#### TASK
Search the data for the word "chart" and copy every line that contains it.

#### SOURCE RECORDS
- - - - -

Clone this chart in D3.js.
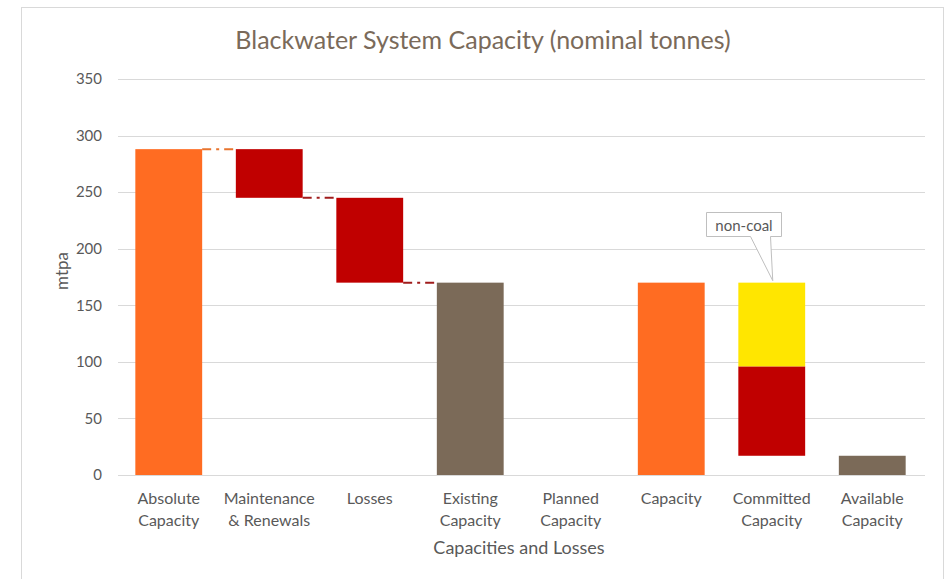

- - - - -

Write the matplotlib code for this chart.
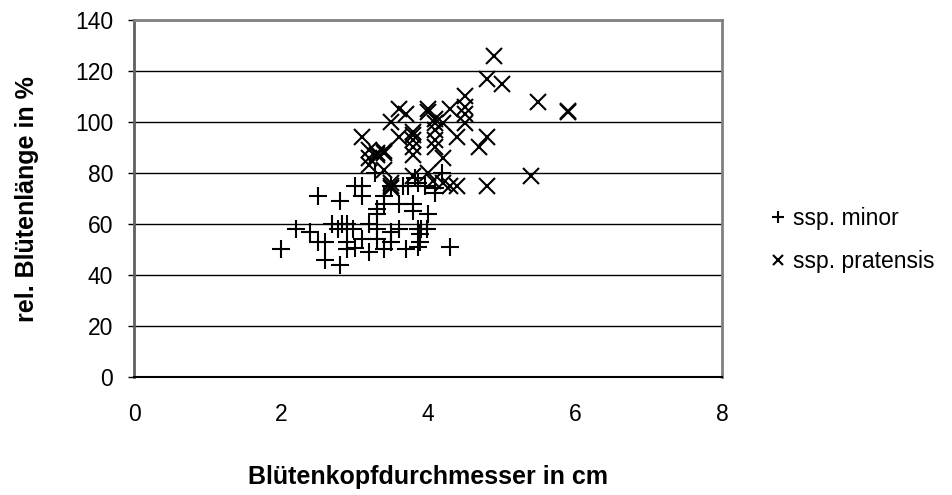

- - - - -

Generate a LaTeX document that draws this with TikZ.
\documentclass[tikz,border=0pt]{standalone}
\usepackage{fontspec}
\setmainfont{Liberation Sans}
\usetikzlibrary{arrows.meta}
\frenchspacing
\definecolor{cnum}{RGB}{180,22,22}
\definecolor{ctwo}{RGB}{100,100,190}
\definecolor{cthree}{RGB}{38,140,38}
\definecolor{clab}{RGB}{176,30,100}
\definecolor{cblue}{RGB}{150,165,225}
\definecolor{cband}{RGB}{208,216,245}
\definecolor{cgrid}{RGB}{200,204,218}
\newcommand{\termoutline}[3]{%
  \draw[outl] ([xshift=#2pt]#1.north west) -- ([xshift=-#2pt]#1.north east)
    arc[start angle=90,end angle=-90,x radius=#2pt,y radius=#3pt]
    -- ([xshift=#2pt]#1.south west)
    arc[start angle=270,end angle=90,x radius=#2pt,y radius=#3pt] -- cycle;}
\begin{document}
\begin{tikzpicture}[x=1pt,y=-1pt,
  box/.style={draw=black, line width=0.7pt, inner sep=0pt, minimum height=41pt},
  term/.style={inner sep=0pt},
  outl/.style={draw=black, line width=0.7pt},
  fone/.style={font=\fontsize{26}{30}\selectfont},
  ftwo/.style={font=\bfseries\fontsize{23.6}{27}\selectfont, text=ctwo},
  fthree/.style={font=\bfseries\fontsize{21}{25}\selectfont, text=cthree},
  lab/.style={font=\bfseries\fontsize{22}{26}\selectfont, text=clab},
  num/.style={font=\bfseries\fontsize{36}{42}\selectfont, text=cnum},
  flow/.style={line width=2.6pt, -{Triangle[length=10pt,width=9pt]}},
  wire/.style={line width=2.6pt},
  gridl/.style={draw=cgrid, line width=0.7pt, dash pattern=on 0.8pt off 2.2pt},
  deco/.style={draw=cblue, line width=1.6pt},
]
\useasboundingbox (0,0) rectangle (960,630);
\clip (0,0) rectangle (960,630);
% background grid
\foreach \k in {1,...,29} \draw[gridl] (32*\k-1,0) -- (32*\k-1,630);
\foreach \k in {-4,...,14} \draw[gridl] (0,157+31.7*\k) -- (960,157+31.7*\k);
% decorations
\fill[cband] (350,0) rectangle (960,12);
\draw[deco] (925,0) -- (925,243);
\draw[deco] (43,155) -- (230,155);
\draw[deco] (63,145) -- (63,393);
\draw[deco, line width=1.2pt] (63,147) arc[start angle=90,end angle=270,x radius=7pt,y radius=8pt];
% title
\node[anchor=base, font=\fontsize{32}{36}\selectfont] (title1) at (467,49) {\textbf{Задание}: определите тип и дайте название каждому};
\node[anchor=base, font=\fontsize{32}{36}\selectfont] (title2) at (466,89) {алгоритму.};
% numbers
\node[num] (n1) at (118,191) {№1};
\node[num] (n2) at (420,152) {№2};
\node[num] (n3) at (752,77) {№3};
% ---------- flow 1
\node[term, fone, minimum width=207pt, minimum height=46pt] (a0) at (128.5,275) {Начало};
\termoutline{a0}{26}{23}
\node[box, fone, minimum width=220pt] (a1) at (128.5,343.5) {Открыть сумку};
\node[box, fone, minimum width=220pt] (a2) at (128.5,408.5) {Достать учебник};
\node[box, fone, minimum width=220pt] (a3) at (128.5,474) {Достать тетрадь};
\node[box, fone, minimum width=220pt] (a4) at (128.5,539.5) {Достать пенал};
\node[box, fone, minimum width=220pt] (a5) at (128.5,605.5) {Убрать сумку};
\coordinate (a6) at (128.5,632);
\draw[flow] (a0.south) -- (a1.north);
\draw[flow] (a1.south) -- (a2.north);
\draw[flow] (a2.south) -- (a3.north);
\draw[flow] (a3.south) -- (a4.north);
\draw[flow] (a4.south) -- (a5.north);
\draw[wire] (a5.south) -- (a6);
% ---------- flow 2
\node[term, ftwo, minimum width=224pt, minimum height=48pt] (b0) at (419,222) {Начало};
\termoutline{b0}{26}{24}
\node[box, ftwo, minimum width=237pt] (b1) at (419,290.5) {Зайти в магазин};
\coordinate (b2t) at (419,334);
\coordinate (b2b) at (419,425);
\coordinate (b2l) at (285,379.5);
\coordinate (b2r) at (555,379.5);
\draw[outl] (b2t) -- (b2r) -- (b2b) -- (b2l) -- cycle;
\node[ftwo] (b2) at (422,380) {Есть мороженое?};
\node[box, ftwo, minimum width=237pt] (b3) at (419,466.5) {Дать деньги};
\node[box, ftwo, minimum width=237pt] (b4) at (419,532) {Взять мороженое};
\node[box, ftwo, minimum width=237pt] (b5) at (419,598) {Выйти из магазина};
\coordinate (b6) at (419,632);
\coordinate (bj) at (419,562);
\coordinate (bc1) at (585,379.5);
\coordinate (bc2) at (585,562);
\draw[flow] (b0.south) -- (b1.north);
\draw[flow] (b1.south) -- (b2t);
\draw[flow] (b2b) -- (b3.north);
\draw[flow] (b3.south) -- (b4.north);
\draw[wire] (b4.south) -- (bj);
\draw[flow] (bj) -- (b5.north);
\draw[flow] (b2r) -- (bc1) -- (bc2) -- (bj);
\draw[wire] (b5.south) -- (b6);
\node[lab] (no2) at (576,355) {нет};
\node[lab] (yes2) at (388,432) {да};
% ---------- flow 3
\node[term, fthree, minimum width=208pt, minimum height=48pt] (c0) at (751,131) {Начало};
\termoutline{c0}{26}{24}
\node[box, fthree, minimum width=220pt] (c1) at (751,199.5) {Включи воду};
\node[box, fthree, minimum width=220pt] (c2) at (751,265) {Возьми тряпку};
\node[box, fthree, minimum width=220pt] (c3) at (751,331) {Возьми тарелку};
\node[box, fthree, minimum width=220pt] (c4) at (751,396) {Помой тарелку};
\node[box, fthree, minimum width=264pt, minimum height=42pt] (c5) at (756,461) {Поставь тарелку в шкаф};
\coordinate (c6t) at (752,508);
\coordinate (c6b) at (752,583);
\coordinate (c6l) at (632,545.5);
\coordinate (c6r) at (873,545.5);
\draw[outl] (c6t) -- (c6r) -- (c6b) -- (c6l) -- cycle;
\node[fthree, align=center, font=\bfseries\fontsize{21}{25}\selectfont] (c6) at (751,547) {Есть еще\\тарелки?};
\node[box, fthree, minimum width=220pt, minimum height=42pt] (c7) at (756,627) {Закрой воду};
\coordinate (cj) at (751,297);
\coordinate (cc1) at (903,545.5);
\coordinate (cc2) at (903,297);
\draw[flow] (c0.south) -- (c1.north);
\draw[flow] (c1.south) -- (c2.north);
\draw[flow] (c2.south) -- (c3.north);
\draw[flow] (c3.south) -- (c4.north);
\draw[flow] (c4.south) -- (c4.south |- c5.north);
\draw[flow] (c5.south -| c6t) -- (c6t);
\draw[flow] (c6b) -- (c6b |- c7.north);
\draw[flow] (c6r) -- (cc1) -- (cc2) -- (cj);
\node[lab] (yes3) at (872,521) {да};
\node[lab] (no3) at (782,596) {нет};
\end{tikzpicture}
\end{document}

- - - - -

#### EXERCISE SOLUTION
Clone this chart in D3.js.
Write the matplotlib code for this chart.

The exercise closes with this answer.